The existing case, before Judge Lawrence O'Neill in U.S. District Court for the Eastern District of California, is on hold while Reclamation confers with the U.S. Fish and Wildlife Service on the contract renewals.

Irrigators' strategy

Irrigators would prefer to stay out of court and have made sacrifices to do so.

The Sacramento River Settlement Contractors this year received roughly 60 to 65 percent of their normal 2.2 million acre-feet of deliveries, which supplies water for 440,000 acres bordering the Sacramento River and its tributaries between Redding and Sacramento.

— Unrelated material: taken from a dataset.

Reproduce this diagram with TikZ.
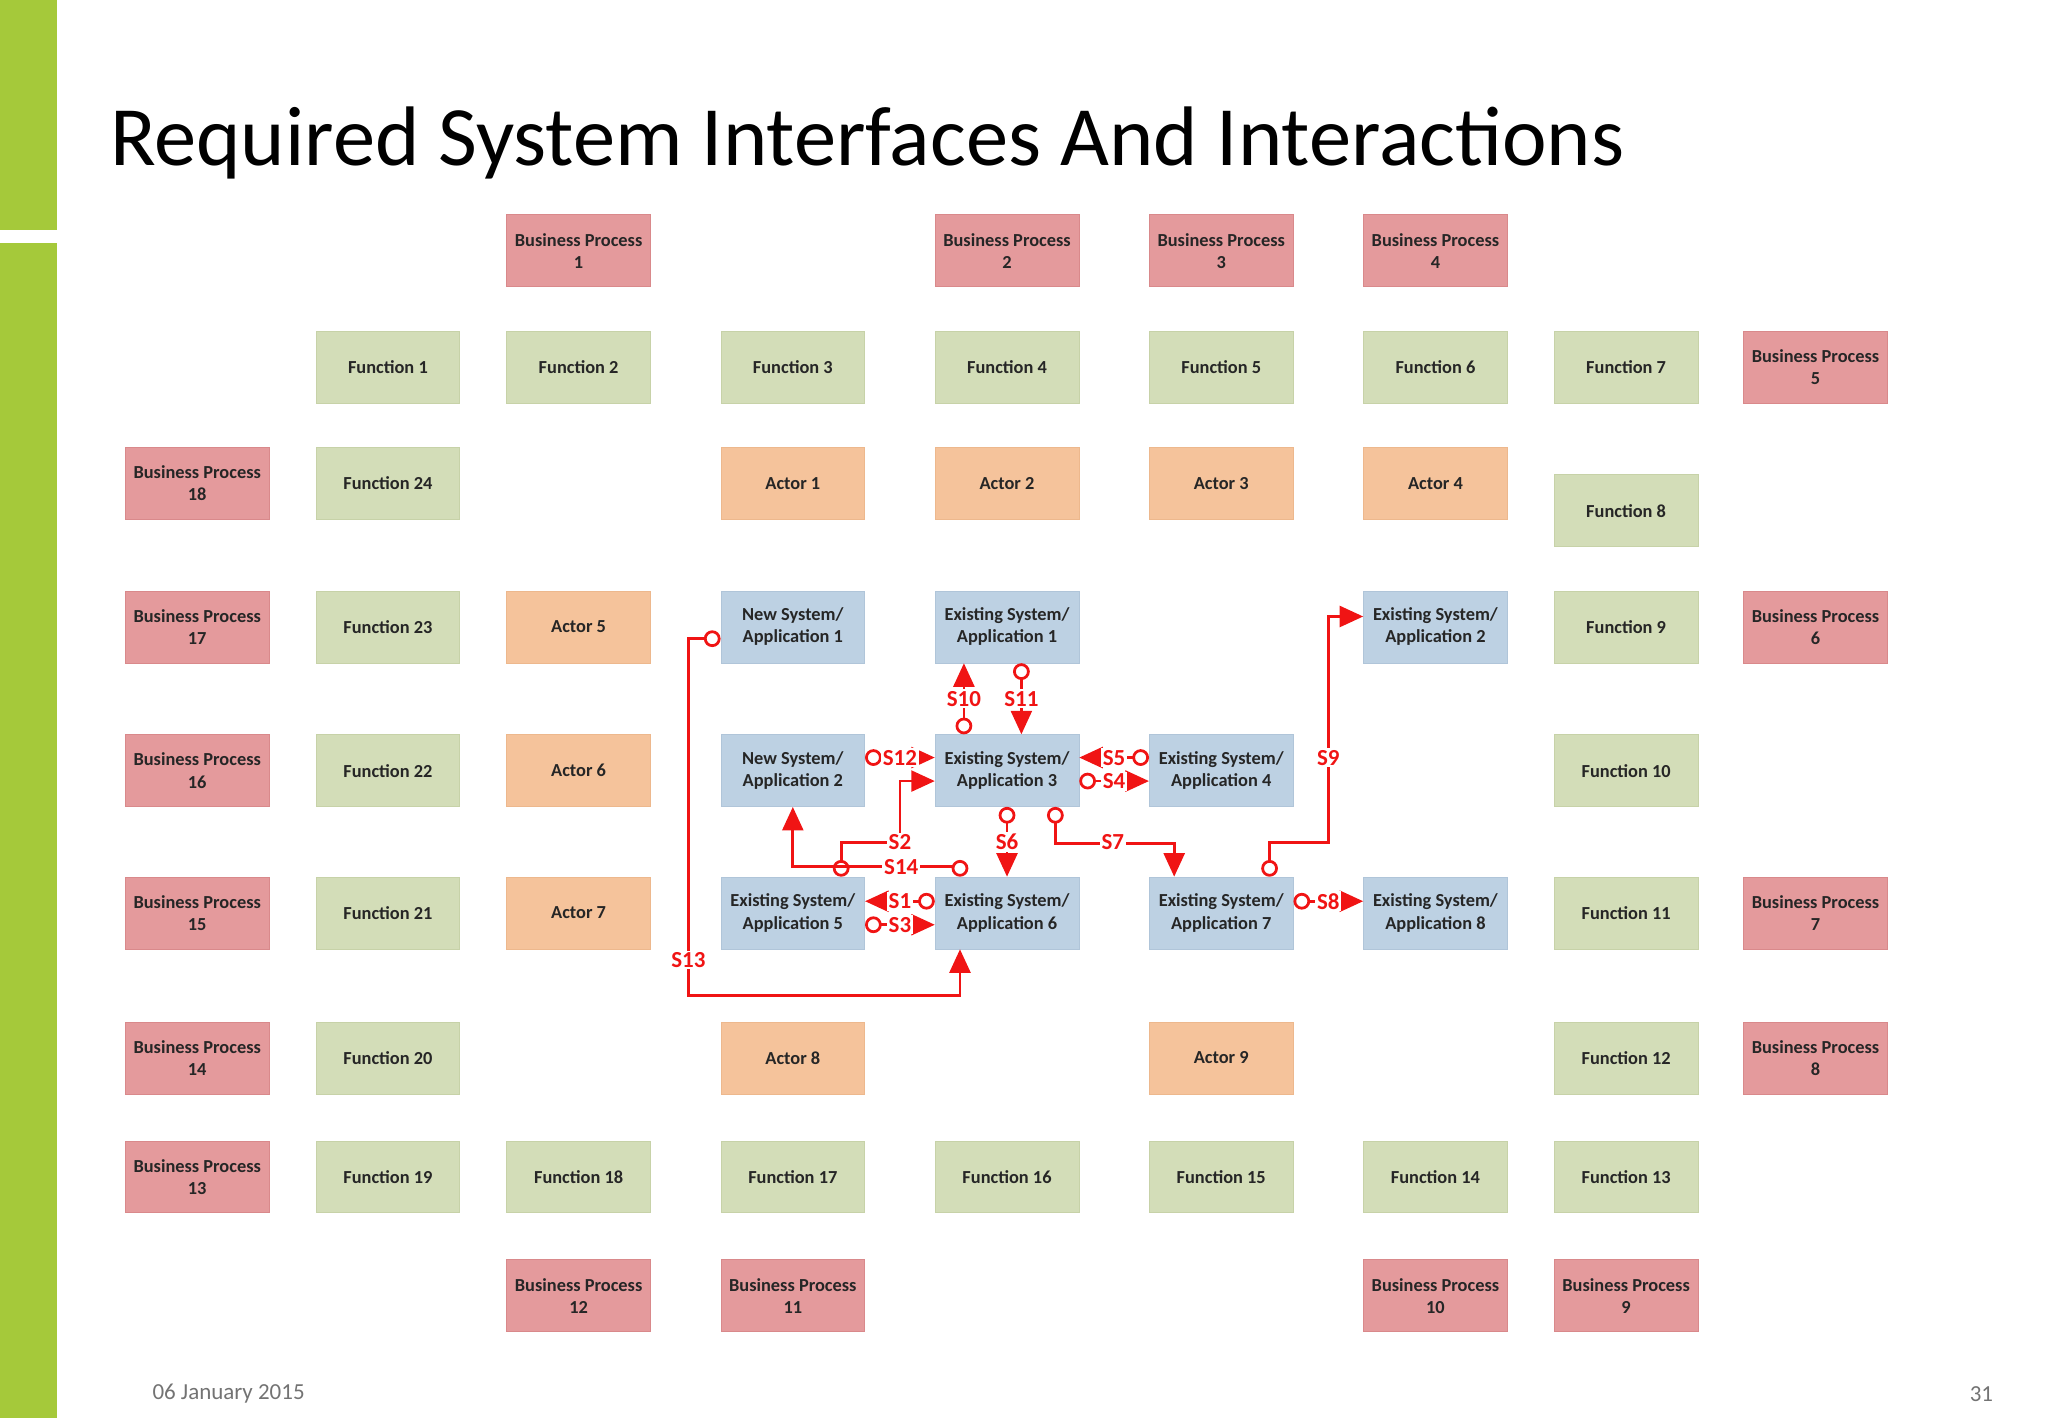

Even though that's below the 75 percent guarantee -- and they received less than 75 percent last year, as well -- they aren't suing Reclamation.

"We could have potentially sued the bureau because we didn't get all our water, but we decided that's not the way we do business," said Thad Bettner, general manager of the Glenn-Colusa Irrigation District (GCID).

GCID is the largest district in the Sacramento Valley, with 175,000 acres of primarily rice, some of which doubles as habitat for migrating birds in the winter when fields are flooded to decompose leftover rice stalks.

"It's better off to try to work cooperatively with the agencies and not hold ourselves to firm numbers if there's better ways to make the system work," Bettner said.

In addition to taking later delivery of water, the contractors are tapping larger amounts of groundwater than usual and are fallowing some land. They are also paying more per unit of water, because operating costs remain the same and are distributed across a smaller pool of deliveries.

The cost of Reclamation water has risen to $125 per acre-foot, up from $40 per acre-foot three years ago, Bettner said. GCID was able to recoup some of the expense by selling about 50,000 acre-feet to other farmers at $400 an acre-foot but has had to dip into its reserve funds, he said.

Bettner said he disputes the 5 percent salmon-survival figure from last year and has submitted a paper to the State Water Resources Control Board arguing that the number may have been higher.

Predators between the spawning point and the monitoring point are one factor that could have thrown the count off, he said.

"We think there's other factors to look at," he said. "They're trying to put all their effort behind one data point, which we think in context tells a different story."